As seen in FIG. 2, another decorative embodiment of the foam cornice board is shown there at numeral 30 including a main cornice board member 32 and an end portion 30e. The main cornice board member 32 also includes upper and lower decorative portions 34 and 38, respectively, and a central flat recess portion 36 sized to receive a length of the vertical blinds as shown hanging at M shown in the normally hung position from a curtain rod mechanism (not shown). An end portion 30e of the cornice board, attached by miter cutting and adhesion to the miter-cut end of the cornice board along upright joint 40 and attached to the wall at 42, is also provided for a finished decorative effect.

CONNECTOR PANEL

As seen in FIGS. 1 and 3, an installation of foam cornice boards 10 wherein the overall span across the vertical blinds M is longer than the length of one foam cornice board 10 itself, an upright seam or junction at 66 must be made to effect the installation. To help to conceal this junction or union of abutting end-to-end cornice boards 10 at 66, a connector panel of a keystone-type shown generally at numeral 50 is provided. This connector panel 50 is also mold formed as a unit of polyurethane foam material having a substantially nonporous exterior surface.

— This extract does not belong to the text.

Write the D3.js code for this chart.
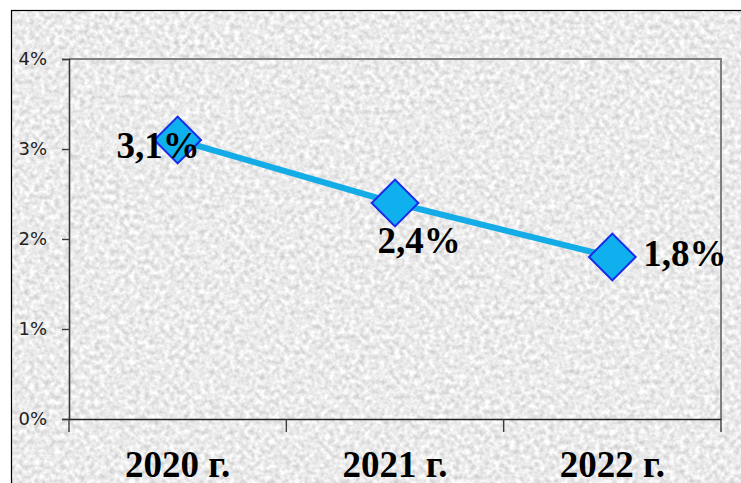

The front surface 54 of the molded panel body 52 has a decorative profile as desired. As best seen in FIG. 1, the rear or back surface 58 is mold formed to precisely mate against and surround the entire front surface including the upper, central and lower surface portions 16, 22 and 20, respectively. Thus, the back profile features at 56 and 60 substantially precisely mate over the front facing profile of cornice board 10 with top and bottom portions 62 and 64 closely mating against the top and bottom surfaces 27 and 28, respectively, of the cornice board 10. By this arrangement, the connector panel 50 serves, when mechanically fastened and/or adhered to mating end portions of abutted cornice boards, as both a decorative and a strong splicing member which also enhances the overall decorative effect of such a cornice board installation.

SIDE CASCADE

Referring now to FIGS. 4 to 7, a decorative side cascade is there shown generally at numeral 70. This side cascade 70 is also mold formed of polyurethane rigid foam material as a unit from a mold made from an exact pattern of the desired finished design of the side cascade 70.

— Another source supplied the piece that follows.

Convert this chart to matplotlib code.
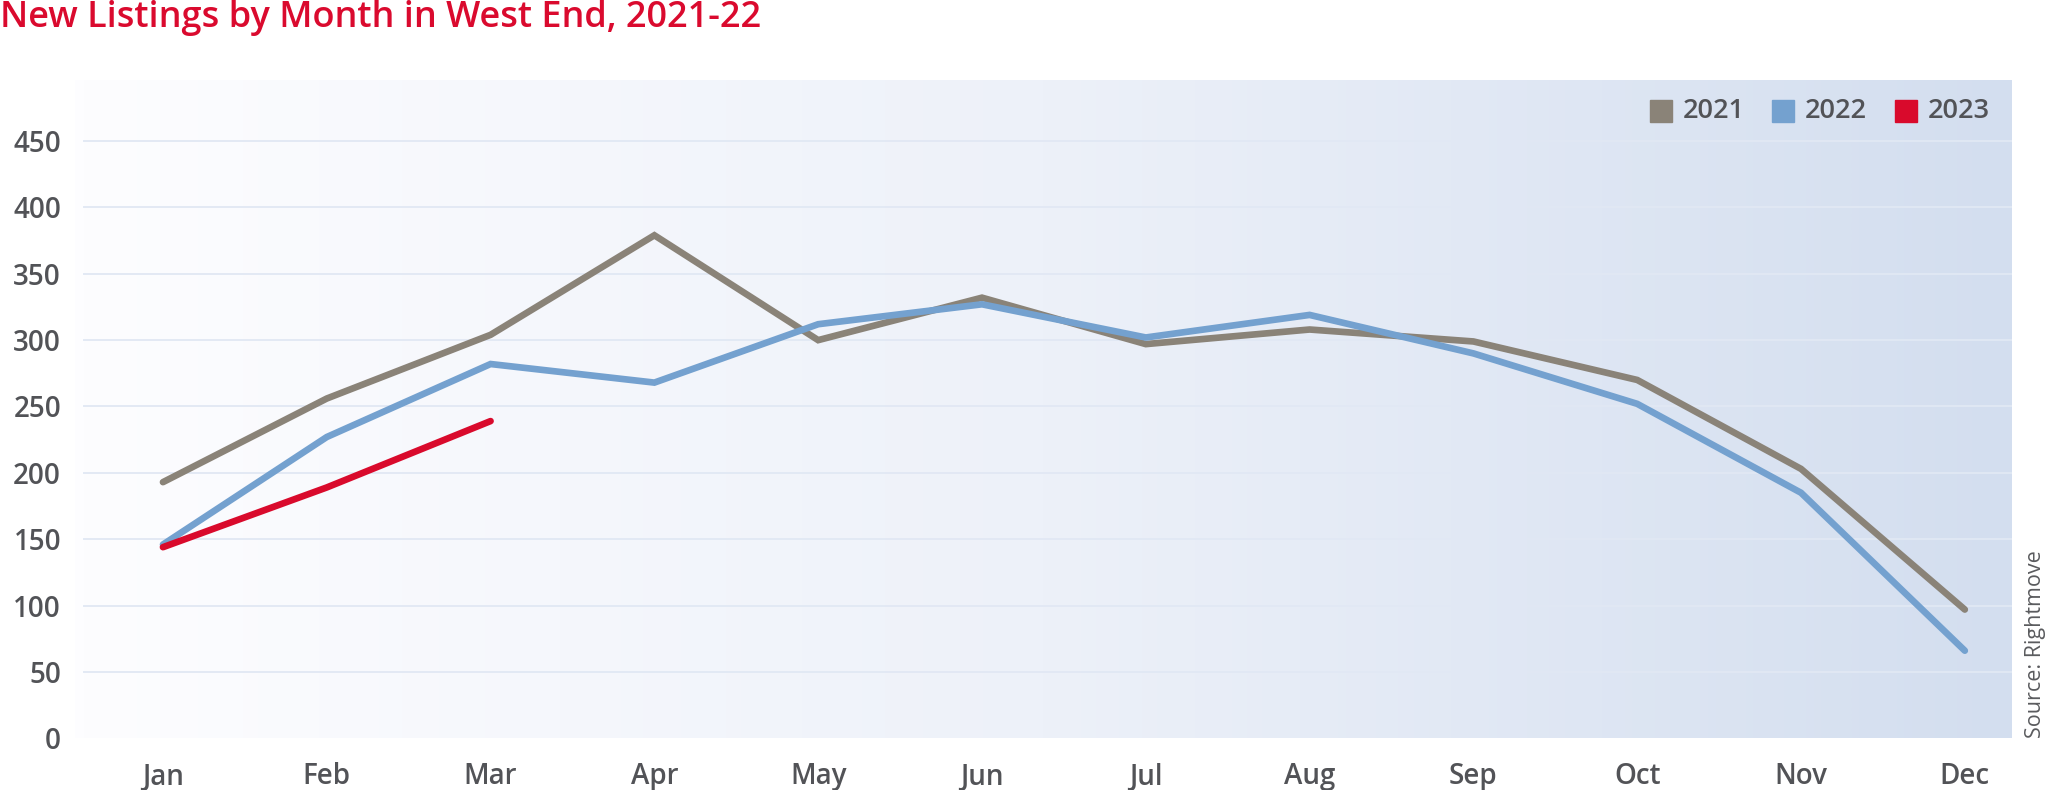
import numpy as np
import matplotlib
matplotlib.use('Agg')
import matplotlib.pyplot as plt
from matplotlib.colors import LinearSegmentedColormap
from matplotlib.patches import Rectangle

# 字体设置
plt.rcParams['font.family'] = ['Open Sans', 'DejaVu Sans']

# 数据
months = ['Jan', 'Feb', 'Mar', 'Apr', 'May', 'Jun', 'Jul', 'Aug', 'Sep', 'Oct', 'Nov', 'Dec']
listings_2021 = [193, 256, 304, 379, 300, 332, 297, 308, 299, 270, 203, 97]
listings_2022 = [146, 227, 282, 268, 312, 327, 302, 319, 290, 252, 185, 66]
listings_2023 = [144, 189, 239]
years = ['2021', '2022', '2023']
y_ticks = [0, 50, 100, 150, 200, 250, 300, 350, 400, 450]

colors = {'2021': '#8A8378', '2022': '#74A1CF', '2023': '#D90A2C'}
text_gray = '#525357'
title_red = '#DA0A2E'
grid_color = '#E1E8F4'

W, H = 2048, 790


def fx(px):
    return px / W


def fy(py):
    return 1 - py / H


fig = plt.figure(figsize=(W / 100, H / 100), dpi=100)
fig.patch.set_facecolor('white')

# 绘图区域 (按像素位置)
left, right, top, bottom = 75, 2012, 80, 738.3
ax = fig.add_axes([fx(left), fy(bottom), fx(right) - fx(left), fy(top) - fy(bottom)])

x = np.arange(len(months))
xmin, xmax = -0.537, 11.288
ymin, ymax = 0, 496
ax.set_xlim(xmin, xmax)
ax.set_ylim(ymin, ymax)

# 渐变背景
bg_cmap = LinearSegmentedColormap.from_list('bg', ['#FDFDFF', '#EDF1F9', '#D3DEEF'])
ax.imshow(np.linspace(0, 1, 512).reshape(1, -1), cmap=bg_cmap, aspect='auto',
          extent=[xmin, xmax, ymin, ymax], zorder=0, interpolation='bilinear')

# 网格线
ax.hlines(y_ticks[1:], -0.49, xmax, color=grid_color, lw=1.3, zorder=1)

# 折线
ax.plot(x, listings_2021, color=colors['2021'], lw=4.8, solid_capstyle='round',
        solid_joinstyle='miter', zorder=3)
ax.plot(x, listings_2022, color=colors['2022'], lw=4.8, solid_capstyle='round',
        solid_joinstyle='miter', zorder=4)
ax.plot(x[:len(listings_2023)], listings_2023, color=colors['2023'], lw=4.8,
        solid_capstyle='round', solid_joinstyle='miter', zorder=5)

# 坐标轴
ax.set_xticks(x)
ax.set_xticklabels(months)
ax.set_yticks(y_ticks)
ax.tick_params(length=0, colors=text_gray, labelsize=20)
ax.tick_params(axis='y', pad=10)
ax.tick_params(axis='x', pad=17)
for lab in ax.get_xticklabels() + ax.get_yticklabels():
    lab.set_fontweight('semibold')
for s in ax.spines.values():
    s.set_visible(False)

# 图例
sq = 22
legend_x = [1650, 1772, 1895]
for lx, yr in zip(legend_x, years):
    fig.add_artist(Rectangle((fx(lx), fy(100 + sq)), sq / W, sq / H,
                             transform=fig.transFigure, color=colors[yr], zorder=6))
    fig.text(fx(lx + 33), fy(111.5), yr, color=text_gray, fontsize=19.5,
             fontweight='semibold', va='center', ha='left')

# 标题
fig.text(0, fy(0), 'New Listings by Month in West End, 2021-22', color=title_red,
         fontsize=26, fontweight='semibold', va='top', ha='left')

# 来源
fig.text(fx(2036), fy(644), 'Source: Rightmove', color='#5A5B5E', fontsize=15.5,
         rotation=90, va='center', ha='center')

fig.savefig('out.png', dpi=100)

As seen in FIG. 7, one side cascade 70 is positioned immediately beneath each end of the cornice board 10 as seen in FIG. 1. The lower margin surface 28 rests directly atop the upper surface 84 of the side cascade 70. An integrally molded support strip 80 serves to both properly align the cornice board 10 and the top of the side cascade 70 and also provides attaching means enhanced by mechanical fasteners or adhesive as desired.

The front facing decorative surface 74 of the foam molded member 72 may be configured in a virtually limitless decorative profile, again formed by fabricating a pattern utilizing composite materials of wood and filler material and the like from which a mold is made for receiving and forming the foam polyurethane material into the rigid member 72.

The configuration of inner edge 76 is preferably formed having a cascade effect narrowing toward the lower or bottom portion of the side cascade 70. The outer upright edge 78 extends rearwardly by side panels 78, the upper margin of which also includes a support strip 82 for alignment and securement of a small segment of cornice board 10 to provide the same effect shown in FIG. 2.

While the instant invention has been shown and described herein in what are conceived to be the most practical and preferred embodiments, it is recognized that departures may be made therefrom within the scope of the invention, which is therefore not to be limited to the details disclosed herein, but is to be afforded the full scope of the claims so as to embrace any and all equivalent apparatus and articles.